**Written instruction:**
Write each line of the material exactly as given, from the top through the line that contains "import * as", and omit all pictures.

**Collected data:**
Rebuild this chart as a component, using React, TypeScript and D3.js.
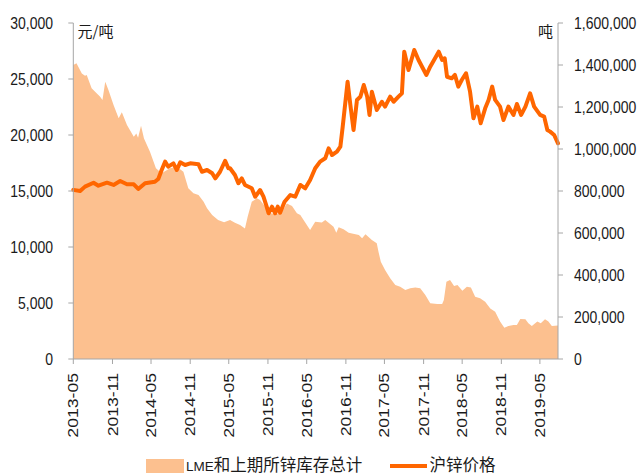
import React from "react";
import * as d3 from "d3";

// 沪锌价格 (元/吨), left axis
const priceDates = [
  "2013-05-01","2013-06-02","2013-06-25","2013-08-04","2013-08-27","2013-10-06","2013-11-06","2013-12-07",
  "2014-01-08","2014-02-09","2014-03-02","2014-04-03","2014-05-19","2014-06-04","2014-06-20","2014-07-06",
  "2014-07-21","2014-08-14","2014-08-30","2014-09-15","2014-10-08","2014-11-01","2014-12-10","2014-12-26",
  "2015-01-19","2015-02-12","2015-02-27","2015-03-21","2015-04-14","2015-04-29","2015-05-07","2015-05-30",
  "2015-06-15","2015-07-01","2015-07-16","2015-08-17","2015-09-02","2015-09-25","2015-10-11","2015-10-26",
  "2015-11-04","2015-11-20","2015-12-05","2015-12-17","2015-12-28","2016-01-18","2016-02-14","2016-03-08",
  "2016-04-01","2016-04-24","2016-05-17","2016-06-10","2016-07-03","2016-07-27","2016-08-12","2016-08-28",
  "2016-09-20","2016-10-06","2016-10-17","2016-10-29","2016-11-09","2016-11-22","2016-12-07","2016-12-23",
  "2017-01-08","2017-01-24","2017-02-09","2017-02-20","2017-03-03","2017-03-26","2017-04-19","2017-05-04",
  "2017-05-28","2017-06-13","2017-07-06","2017-07-22","2017-08-02","2017-08-22","2017-09-18","2017-10-08",
  "2017-11-14","2017-12-02","2018-01-11","2018-01-27","2018-02-08","2018-02-19","2018-03-13","2018-03-28",
  "2018-04-13","2018-04-29","2018-05-19","2018-06-07","2018-06-23","2018-07-11","2018-07-27","2018-08-17",
  "2018-09-02","2018-09-19","2018-10-03","2018-10-26","2018-11-11","2018-12-04","2018-12-28","2019-01-13",
  "2019-02-02","2019-02-22","2019-03-16","2019-04-04","2019-05-02","2019-05-21","2019-06-05","2019-06-18",
  "2019-07-07","2019-07-25"
];
const priceValues = [
  15100,15000,15390,15740,15470,15740,15540,15890,
  15600,15600,15180,15690,15830,16070,16875,17620,
  17170,17470,16875,17560,17320,17470,17380,16720,
  16875,16580,16130,16720,17700,17030,17030,16430,
  15690,16130,15540,15240,14490,15090,14490,13600,
  13010,13600,13010,13600,13060,14045,14640,14490,
  15540,15240,15980,17030,17620,17920,18810,18215,
  18510,18960,20740,22830,24760,22680,20450,23130,
  23420,24470,23420,21790,23870,22230,22970,22530,
  23420,22970,23420,23720,27440,25800,27590,26700,
  25360,26100,27440,26700,26850,25200,25060,25360,
  24320,24910,25510,23870,21490,22530,21050,22380,
  23130,24320,23130,22530,21340,22530,21790,22770,
  21790,22530,23720,22530,21790,21640,20450,20300,
  20000,19260
];

// LME和上期所锌库存总计 (吨), right axis
const stockDates = [
  "2013-05-01","2013-05-16","2013-06-10","2013-06-25","2013-07-03","2013-07-26","2013-09-04","2013-09-15",
  "2013-09-28","2013-10-13","2013-11-06","2013-11-30","2013-12-15","2014-01-08","2014-02-09","2014-02-21",
  "2014-03-01","2014-03-15","2014-03-29","2014-04-26","2014-05-24","2014-06-20","2014-07-29","2014-08-30",
  "2014-09-30","2014-10-23","2014-11-16","2014-12-10","2015-01-03","2015-01-19","2015-02-12","2015-03-12",
  "2015-04-09","2015-05-07","2015-05-30","2015-06-23","2015-07-16","2015-07-29","2015-08-17","2015-09-10",
  "2015-09-25","2015-10-19","2015-11-12","2015-12-13","2016-01-06","2016-01-29","2016-02-22","2016-03-16",
  "2016-04-01","2016-04-24","2016-05-17","2016-06-10","2016-07-11","2016-07-27","2016-09-04","2016-09-17",
  "2016-09-28","2016-10-21","2016-11-14","2017-01-01","2017-01-16","2017-02-01","2017-03-03","2017-03-26",
  "2017-04-03","2017-04-14","2017-05-04","2017-05-28","2017-06-21","2017-07-14","2017-08-07","2017-08-30",
  "2017-09-23","2017-10-16","2017-11-09","2017-12-02","2018-01-04","2018-01-27","2018-02-04","2018-02-16",
  "2018-03-05","2018-03-24","2018-04-09","2018-05-02","2018-05-23","2018-06-11","2018-07-01","2018-07-24",
  "2018-08-17","2018-09-10","2018-10-03","2018-10-26","2018-11-15","2018-12-04","2018-12-28","2019-01-13",
  "2019-01-29","2019-02-22","2019-03-08","2019-03-24","2019-04-19","2019-05-05","2019-05-25","2019-06-10",
  "2019-06-26","2019-07-25"
];
const stockValues = [
  1400000,1408000,1360000,1349000,1352000,1289000,1249000,1233000,
  1320000,1281000,1209000,1146000,1175000,1114000,1058000,1074000,
  1053000,1111000,1050000,987000,908000,884000,908000,916000,
  892000,813000,789000,781000,749000,718000,686000,662000,
  651000,662000,649000,638000,622000,678000,749000,765000,
  757000,725000,694000,690000,702000,741000,729000,694000,
  686000,650000,614000,654000,650000,662000,630000,601000,
  627000,618000,601000,590000,575000,594000,567000,551000,
  511000,463000,424000,384000,352000,344000,329000,337000,
  341000,337000,305000,265000,262000,262000,281000,368000,
  376000,348000,352000,325000,344000,341000,297000,289000,
  273000,241000,225000,178000,149000,157000,162000,162000,
  190000,189000,170000,157000,178000,170000,189000,178000,
  157000,160000
];

const xTickLabels = [
  "2013-05","2013-11","2014-05","2014-11","2015-05","2015-11","2016-05",
  "2016-11","2017-05","2017-11","2018-05","2018-11","2019-05"
];
const leftTicks = [0, 5000, 10000, 15000, 20000, 25000, 30000];
const rightTicks = [0, 200000, 400000, 600000, 800000, 1000000, 1200000, 1400000, 1600000];

const AREA_COLOR = "#FCC08F";
const LINE_COLOR = "#FF6600";
const AXIS_COLOR = "#A6A6A6";
const TEXT_COLOR = "#1a1a1a";
const NUM_FONT = "'Liberation Sans', Arial, sans-serif";
const CJK_FONT = "'Noto Sans CJK SC', 'Liberation Sans', sans-serif";

export default function App() {
  const parse = d3.timeParse("%Y-%m-%d");
  const parseM = d3.timeParse("%Y-%m");
  const left = 73.3, right = 558, top = 23, bottom = 359;

  const x = d3.scaleTime()
    .domain([parse("2013-05-01") as Date, parse("2019-07-25") as Date])
    .range([left, right]);
  const yL = d3.scaleLinear().domain([0, 30000]).range([bottom, top]);
  const yR = d3.scaleLinear().domain([0, 1600000]).range([bottom, top]);

  const stock = stockDates.map((d, i) => ({ d: parse(d) as Date, v: stockValues[i] }));
  const price = priceDates.map((d, i) => ({ d: parse(d) as Date, v: priceValues[i] }));

  const areaPath = d3.area<{ d: Date; v: number }>()
    .x((p) => x(p.d))
    .y0(yR(0))
    .y1((p) => yR(p.v))(stock) as string;
  const linePath = d3.line<{ d: Date; v: number }>()
    .x((p) => x(p.d))
    .y((p) => yL(p.v))(price) as string;

  const fmt = d3.format(",");

  return (
    <svg
      width={641}
      height={475}
      style={{ position: "absolute", left: 0, top: 0, background: "#fff" }}
    >
      <path d={areaPath} fill={AREA_COLOR} stroke="none" />
      <path
        d={linePath}
        fill="none"
        stroke={LINE_COLOR}
        strokeWidth={4}
        strokeLinejoin="round"
        strokeLinecap="round"
      />

      {/* axes lines */}
      <line x1={left} x2={left} y1={top} y2={bottom} stroke={AXIS_COLOR} />
      <line x1={right} x2={right} y1={top} y2={bottom} stroke={AXIS_COLOR} />
      <line x1={left} x2={right} y1={bottom} y2={bottom} stroke={AXIS_COLOR} />

      {/* left axis */}
      {leftTicks.map((t) => (
        <g key={"l" + t}>
          <line x1={left - 5} x2={left} y1={yL(t)} y2={yL(t)} stroke={AXIS_COLOR} />
          <text
            transform={`translate(${53},${yL(t)}) scale(1,1.15)`}
            textAnchor="end"
            dy="0.36em"
            fontFamily={NUM_FONT}
            fontSize={14}
            fill={TEXT_COLOR}
          >
            {fmt(t)}
          </text>
        </g>
      ))}

      {/* right axis */}
      {rightTicks.map((t) => (
        <g key={"r" + t}>
          <line x1={right} x2={right + 5} y1={yR(t)} y2={yR(t)} stroke={AXIS_COLOR} />
          <text
            transform={`translate(${574},${yR(t)}) scale(1,1.15)`}
            textAnchor="start"
            dy="0.36em"
            fontFamily={NUM_FONT}
            fontSize={14}
            fill={TEXT_COLOR}
          >
            {fmt(t)}
          </text>
        </g>
      ))}

      {/* bottom axis */}
      {xTickLabels.map((lab) => {
        const xx = x(parseM(lab) as Date);
        return (
          <g key={lab}>
            <line x1={xx} x2={xx} y1={bottom} y2={bottom + 5} stroke={AXIS_COLOR} />
            <text
              transform={`translate(${xx},${373}) rotate(-90) scale(1.26,1)`}
              textAnchor="end"
              dy="0.36em"
              fontFamily={NUM_FONT}
              fontSize={14}
              fill={TEXT_COLOR}
            >
              {lab}
            </text>
          </g>
        );
      })}

      {/* units */}
      <text x={77.5} y={37} fontFamily={CJK_FONT} fontSize={15} fill={TEXT_COLOR}>
        元/吨
      </text>
      <text x={553} y={37} textAnchor="end" fontFamily={CJK_FONT} fontSize={15} fill={TEXT_COLOR}>
        吨
      </text>

      {/* legend */}
      <rect x={146} y={459} width={38} height={14} fill={AREA_COLOR} />
      <text x={186} y={471} fontFamily={CJK_FONT} fontSize={16.5} fill={TEXT_COLOR}>
        <tspan fontFamily={NUM_FONT} fontSize={13.5}>LME</tspan>
        <tspan>和上期所锌库存总计</tspan>
      </text>
      <line x1={390} x2={427} y1={466} y2={466} stroke={LINE_COLOR} strokeWidth={4} />
      <text x={429.5} y={471} fontFamily={CJK_FONT} fontSize={16.5} fill={TEXT_COLOR}>
        沪锌价格
      </text>
    </svg>
  );
}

**Correct output:**
Rebuild this chart as a component, using React, TypeScript and D3.js.
import React from "react";
import * as d3 from "d3";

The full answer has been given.